Brief: All of the lines below are to be printed again exactly; images are excluded from the output.

Supplied data:

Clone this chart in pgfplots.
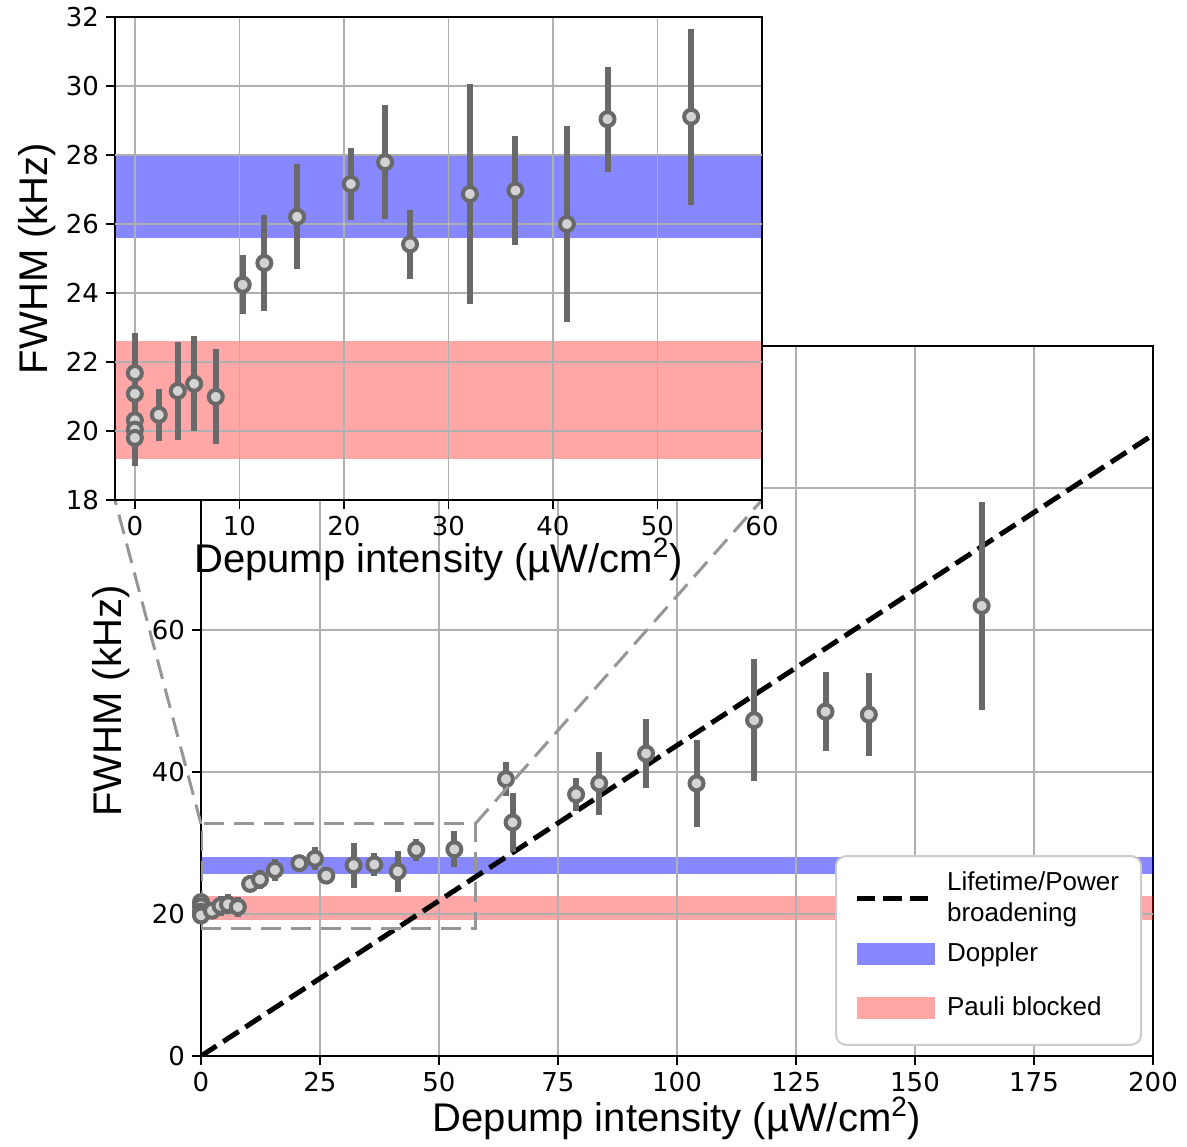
\documentclass[border=0pt]{standalone}
\usepackage{fontspec}
\setmainfont{Liberation Sans}
\newfontfamily\dejavu{DejaVu Sans}
\usepackage{pgfplots}
\usepackage{pgfplotstable}
\pgfplotsset{compat=1.18}
\definecolor{dgray}{RGB}{105,105,105}
\definecolor{mface}{RGB}{211,211,211}
\definecolor{gridc}{RGB}{176,176,176}
\definecolor{legc}{RGB}{204,204,204}
\definecolor{boxc}{RGB}{150,150,150}

\pgfplotstableread{
x y e
0 21.68 1.15
0 21.08 1.5
0 20.31 0.8
0 20.04 0.9
0 19.80 0.8
2.29 20.47 0.75
4.10 21.16 1.41
5.67 21.37 1.38
7.74 20.99 1.38
10.32 24.24 0.86
12.39 24.87 1.38
15.52 26.21 1.52
20.66 27.16 1.05
23.94 27.79 1.65
26.33 25.41 1.0
32.05 26.87 3.2
36.41 26.97 1.57
41.33 26.00 2.85
45.22 29.04 1.52
53.22 29.11 2.55
}\lowdata

\pgfplotstableread{
x y e
64.06 39.0 2.4
65.46 32.9 4.1
78.8 36.85 2.3
83.66 38.4 4.4
93.5 42.6 4.8
104.1 38.4 6.1
116.2 47.3 8.6
131.2 48.5 5.6
140.3 48.1 5.8
164.0 63.4 14.7
}\highdata

\pgfplotsset{
  mystyle/.style={
    scale only axis,
    grid=major,
    major grid style={line width=0.65pt, color=gridc},
    axis line style={line width=0.8pt, black},
    tick align=outside,
    major tick length=4.5pt,
    every tick/.style={line width=0.8pt, black},
    xtick pos=left, ytick pos=left,
    ticklabel style={font=\dejavu\fontsize{13}{15}\selectfont},
    /pgf/number format/assume math mode=true,
    label style={font=\fontsize{20}{24}\selectfont},
  },
  errs/.style={draw=none, mark=none, forget plot,
    error bars/y dir=both, error bars/y explicit,
    error bars/error bar style={line width=3pt, dgray, solid},
    error bars/error mark=none},
  pts/.style={only marks, mark=*, mark size=3.5pt, forget plot,
    mark options={fill=mface, draw=dgray, solid, line width=2pt}},
  gridseg/.style={gridc, line width=0.65pt, forget plot, unbounded coords=jump, mark=none},
}

\begin{document}
\begin{tikzpicture}
\begin{axis}[mystyle, name=main,
  at={(100.5pt,-528pt)}, anchor=south west,
  width=476pt, height=355pt,
  xmin=0, xmax=200, ymin=0, ymax=100,
  xtick={0,25,...,200}, ytick={0,20,...,100},
  xlabel={Depump intensity (µW/cm\textsuperscript{2})},
  ylabel={FWHM (kHz)},
  xlabel style={at={(axis description cs:0.5,-0.107)}, anchor=base, inner sep=0pt},
  ylabel style={at={(axis description cs:-0.084,0.5)}, anchor=base, inner sep=0pt},
  legend style={at={(0.666,0.283)}, anchor=north west,
    draw=legc, line width=1pt, rounded corners=5pt,
    font=\fontsize{13}{15.5}\selectfont,
    cells={anchor=west, align=left},
    inner xsep=9pt, inner ysep=6pt, row sep=5pt},
]
\addplot[fill=blue, fill opacity=0.47, draw=none, forget plot]
  coordinates {(0,25.6) (200,25.6) (200,28.0) (0,28.0)} -- cycle;
\addplot[fill=red, fill opacity=0.35, draw=none, forget plot]
  coordinates {(0,19.2) (200,19.2) (200,22.6) (0,22.6)} -- cycle;
\addplot[gridseg] coordinates {
  (0,20) (200,20) (nan,nan)
  (25,19.2) (25,22.6) (nan,nan) (25,25.6) (25,28) (nan,nan)
  (50,19.2) (50,22.6) (nan,nan) (50,25.6) (50,28) (nan,nan)
  (75,19.2) (75,22.6) (nan,nan) (75,25.6) (75,28) (nan,nan)
  (100,19.2) (100,22.6) (nan,nan) (100,25.6) (100,28) (nan,nan)
  (125,19.2) (125,22.6) (nan,nan) (125,25.6) (125,28) (nan,nan)
  (150,19.2) (150,22.6) (nan,nan) (150,25.6) (150,28) (nan,nan)
  (175,19.2) (175,22.6) (nan,nan) (175,25.6) (175,28)};
\addplot[black, line width=2.5pt, dash pattern=on 9.25pt off 4pt,
  legend image code/.code={\draw[black, line width=2.5pt, dash pattern=on 9.25pt off 4pt, sharp corners] (0pt,0pt) -- (39pt,0pt); \path (42pt,0pt);}]
  coordinates {(0,0) (200,87.5)};
\addlegendentry{Lifetime/Power\\broadening}
\addlegendimage{legend image code/.code={\path[fill=blue, fill opacity=0.47, draw=none, sharp corners] (0pt,-5.4pt) rectangle (39pt,5.4pt); \path (42pt,0pt);}}
\addlegendentry{Doppler}
\addlegendimage{legend image code/.code={\path[fill=red, fill opacity=0.35, draw=none, sharp corners] (0pt,-5.4pt) rectangle (39pt,5.4pt); \path (42pt,0pt) (0pt,14pt) (0pt,-12pt);}}
\addlegendentry{Pauli blocked}
\addplot[errs] table[x=x, y=y, y error=e] {\lowdata};
\addplot[errs] table[x=x, y=y, y error=e] {\highdata};
\addplot[pts] table[x=x, y=y] {\lowdata};
\addplot[pts] table[x=x, y=y] {\highdata};
\addplot[boxc, line width=1.5pt, dash pattern=on 10pt off 5pt, forget plot]
  coordinates {(0,18) (57.6,18) (57.6,32.7) (0,32.7) (0,18)};
\coordinate (bl) at (axis cs:0,32.7);
\coordinate (br) at (axis cs:57.6,32.7);
\end{axis}
\draw[boxc, line width=1.5pt, dash pattern=on 10pt off 5pt] (bl) -- (57.5pt,-250pt);
\draw[boxc, line width=1.5pt, dash pattern=on 10pt off 5pt] (br) -- (381pt,-250pt);
\begin{axis}[mystyle, name=inset,
  at={(57.5pt,-250pt)}, anchor=south west,
  width=323.5pt, height=241.5pt,
  axis background/.style={fill=white},
  xmin=-1.9, xmax=60, ymin=18, ymax=32,
  xtick={0,10,...,60}, ytick={18,20,...,32},
  xlabel={Depump intensity (µW/cm\textsuperscript{2})},
  ylabel={FWHM (kHz)},
  xlabel style={at={(axis description cs:0.5,-0.151)}, anchor=base, inner sep=0pt},
  ylabel style={at={(axis description cs:-0.105,0.5)}, anchor=base, inner sep=0pt},
]
\addplot[fill=blue, fill opacity=0.47, draw=none] coordinates {(-1.9,25.6) (60,25.6) (60,28.0) (-1.9,28.0)} -- cycle;
\addplot[fill=red, fill opacity=0.35, draw=none] coordinates {(-1.9,19.2) (60,19.2) (60,22.6) (-1.9,22.6)} -- cycle;
\addplot[gridseg] coordinates {
  (-1.9,20) (60,20) (nan,nan) (-1.9,22) (60,22) (nan,nan)
  (-1.9,26) (60,26) (nan,nan) (-1.9,28) (60,28) (nan,nan)
  (0,19.2) (0,22.6) (nan,nan) (0,25.6) (0,28) (nan,nan)
  (10,19.2) (10,22.6) (nan,nan) (10,25.6) (10,28) (nan,nan)
  (20,19.2) (20,22.6) (nan,nan) (20,25.6) (20,28) (nan,nan)
  (30,19.2) (30,22.6) (nan,nan) (30,25.6) (30,28) (nan,nan)
  (40,19.2) (40,22.6) (nan,nan) (40,25.6) (40,28) (nan,nan)
  (50,19.2) (50,22.6) (nan,nan) (50,25.6) (50,28)};
\addplot[errs] table[x=x, y=y, y error=e] {\lowdata};
\addplot[pts] table[x=x, y=y] {\lowdata};
\end{axis}
\path (0pt,0pt) rectangle (593.5pt,-573pt);
\end{tikzpicture}
\end{document}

Result:
Clone this chart in pgfplots.
\documentclass[border=0pt]{standalone}
\usepackage{fontspec}
\setmainfont{Liberation Sans}
\newfontfamily\dejavu{DejaVu Sans}
\usepackage{pgfplots}
\usepackage{pgfplotstable}
\pgfplotsset{compat=1.18}
\definecolor{dgray}{RGB}{105,105,105}
\definecolor{mface}{RGB}{211,211,211}
\definecolor{gridc}{RGB}{176,176,176}
\definecolor{legc}{RGB}{204,204,204}
\definecolor{boxc}{RGB}{150,150,150}

\pgfplotstableread{
x y e
0 21.68 1.15
0 21.08 1.5
0 20.31 0.8
0 20.04 0.9
0 19.80 0.8
2.29 20.47 0.75
4.10 21.16 1.41
5.67 21.37 1.38
7.74 20.99 1.38
10.32 24.24 0.86
12.39 24.87 1.38
15.52 26.21 1.52
20.66 27.16 1.05
23.94 27.79 1.65
26.33 25.41 1.0
32.05 26.87 3.2
36.41 26.97 1.57
41.33 26.00 2.85
45.22 29.04 1.52
53.22 29.11 2.55
}\lowdata

\pgfplotstableread{
x y e
64.06 39.0 2.4
65.46 32.9 4.1
78.8 36.85 2.3
83.66 38.4 4.4
93.5 42.6 4.8
104.1 38.4 6.1
116.2 47.3 8.6
131.2 48.5 5.6
140.3 48.1 5.8
164.0 63.4 14.7
}\highdata

\pgfplotsset{
  mystyle/.style={
    scale only axis,
    grid=major,
    major grid style={line width=0.65pt, color=gridc},
    axis line style={line width=0.8pt, black},
    tick align=outside,
    major tick length=4.5pt,
    every tick/.style={line width=0.8pt, black},
    xtick pos=left, ytick pos=left,
    ticklabel style={font=\dejavu\fontsize{13}{15}\selectfont},
    /pgf/number format/assume math mode=true,
    label style={font=\fontsize{20}{24}\selectfont},
  },
  errs/.style={draw=none, mark=none, forget plot,
    error bars/y dir=both, error bars/y explicit,
    error bars/error bar style={line width=3pt, dgray, solid},
    error bars/error mark=none},
  pts/.style={only marks, mark=*, mark size=3.5pt, forget plot,
    mark options={fill=mface, draw=dgray, solid, line width=2pt}},
  gridseg/.style={gridc, line width=0.65pt, forget plot, unbounded coords=jump, mark=none},
}

\begin{document}
\begin{tikzpicture}
\begin{axis}[mystyle, name=main,
  at={(100.5pt,-528pt)}, anchor=south west,
  width=476pt, height=355pt,
  xmin=0, xmax=200, ymin=0, ymax=100,
  xtick={0,25,...,200}, ytick={0,20,...,100},
  xlabel={Depump intensity (µW/cm\textsuperscript{2})},
  ylabel={FWHM (kHz)},
  xlabel style={at={(axis description cs:0.5,-0.107)}, anchor=base, inner sep=0pt},
  ylabel style={at={(axis description cs:-0.084,0.5)}, anchor=base, inner sep=0pt},
  legend style={at={(0.666,0.283)}, anchor=north west,
    draw=legc, line width=1pt, rounded corners=5pt,
    font=\fontsize{13}{15.5}\selectfont,
    cells={anchor=west, align=left},
    inner xsep=9pt, inner ysep=6pt, row sep=5pt},
]
\addplot[fill=blue, fill opacity=0.47, draw=none, forget plot]
  coordinates {(0,25.6) (200,25.6) (200,28.0) (0,28.0)} -- cycle;
\addplot[fill=red, fill opacity=0.35, draw=none, forget plot]
  coordinates {(0,19.2) (200,19.2) (200,22.6) (0,22.6)} -- cycle;
\addplot[gridseg] coordinates {
  (0,20) (200,20) (nan,nan)
  (25,19.2) (25,22.6) (nan,nan) (25,25.6) (25,28) (nan,nan)
  (50,19.2) (50,22.6) (nan,nan) (50,25.6) (50,28) (nan,nan)
  (75,19.2) (75,22.6) (nan,nan) (75,25.6) (75,28) (nan,nan)
  (100,19.2) (100,22.6) (nan,nan) (100,25.6) (100,28) (nan,nan)
  (125,19.2) (125,22.6) (nan,nan) (125,25.6) (125,28) (nan,nan)
  (150,19.2) (150,22.6) (nan,nan) (150,25.6) (150,28) (nan,nan)
  (175,19.2) (175,22.6) (nan,nan) (175,25.6) (175,28)};
\addplot[black, line width=2.5pt, dash pattern=on 9.25pt off 4pt,
  legend image code/.code={\draw[black, line width=2.5pt, dash pattern=on 9.25pt off 4pt, sharp corners] (0pt,0pt) -- (39pt,0pt); \path (42pt,0pt);}]
  coordinates {(0,0) (200,87.5)};
\addlegendentry{Lifetime/Power\\broadening}
\addlegendimage{legend image code/.code={\path[fill=blue, fill opacity=0.47, draw=none, sharp corners] (0pt,-5.4pt) rectangle (39pt,5.4pt); \path (42pt,0pt);}}
\addlegendentry{Doppler}
\addlegendimage{legend image code/.code={\path[fill=red, fill opacity=0.35, draw=none, sharp corners] (0pt,-5.4pt) rectangle (39pt,5.4pt); \path (42pt,0pt) (0pt,14pt) (0pt,-12pt);}}
\addlegendentry{Pauli blocked}
\addplot[errs] table[x=x, y=y, y error=e] {\lowdata};
\addplot[errs] table[x=x, y=y, y error=e] {\highdata};
\addplot[pts] table[x=x, y=y] {\lowdata};
\addplot[pts] table[x=x, y=y] {\highdata};
\addplot[boxc, line width=1.5pt, dash pattern=on 10pt off 5pt, forget plot]
  coordinates {(0,18) (57.6,18) (57.6,32.7) (0,32.7) (0,18)};
\coordinate (bl) at (axis cs:0,32.7);
\coordinate (br) at (axis cs:57.6,32.7);
\end{axis}
\draw[boxc, line width=1.5pt, dash pattern=on 10pt off 5pt] (bl) -- (57.5pt,-250pt);
\draw[boxc, line width=1.5pt, dash pattern=on 10pt off 5pt] (br) -- (381pt,-250pt);
\begin{axis}[mystyle, name=inset,
  at={(57.5pt,-250pt)}, anchor=south west,
  width=323.5pt, height=241.5pt,
  axis background/.style={fill=white},
  xmin=-1.9, xmax=60, ymin=18, ymax=32,
  xtick={0,10,...,60}, ytick={18,20,...,32},
  xlabel={Depump intensity (µW/cm\textsuperscript{2})},
  ylabel={FWHM (kHz)},
  xlabel style={at={(axis description cs:0.5,-0.151)}, anchor=base, inner sep=0pt},
  ylabel style={at={(axis description cs:-0.105,0.5)}, anchor=base, inner sep=0pt},
]
\addplot[fill=blue, fill opacity=0.47, draw=none] coordinates {(-1.9,25.6) (60,25.6) (60,28.0) (-1.9,28.0)} -- cycle;
\addplot[fill=red, fill opacity=0.35, draw=none] coordinates {(-1.9,19.2) (60,19.2) (60,22.6) (-1.9,22.6)} -- cycle;
\addplot[gridseg] coordinates {
  (-1.9,20) (60,20) (nan,nan) (-1.9,22) (60,22) (nan,nan)
  (-1.9,26) (60,26) (nan,nan) (-1.9,28) (60,28) (nan,nan)
  (0,19.2) (0,22.6) (nan,nan) (0,25.6) (0,28) (nan,nan)
  (10,19.2) (10,22.6) (nan,nan) (10,25.6) (10,28) (nan,nan)
  (20,19.2) (20,22.6) (nan,nan) (20,25.6) (20,28) (nan,nan)
  (30,19.2) (30,22.6) (nan,nan) (30,25.6) (30,28) (nan,nan)
  (40,19.2) (40,22.6) (nan,nan) (40,25.6) (40,28) (nan,nan)
  (50,19.2) (50,22.6) (nan,nan) (50,25.6) (50,28)};
\addplot[errs] table[x=x, y=y, y error=e] {\lowdata};
\addplot[pts] table[x=x, y=y] {\lowdata};
\end{axis}
\path (0pt,0pt) rectangle (593.5pt,-573pt);
\end{tikzpicture}
\end{document}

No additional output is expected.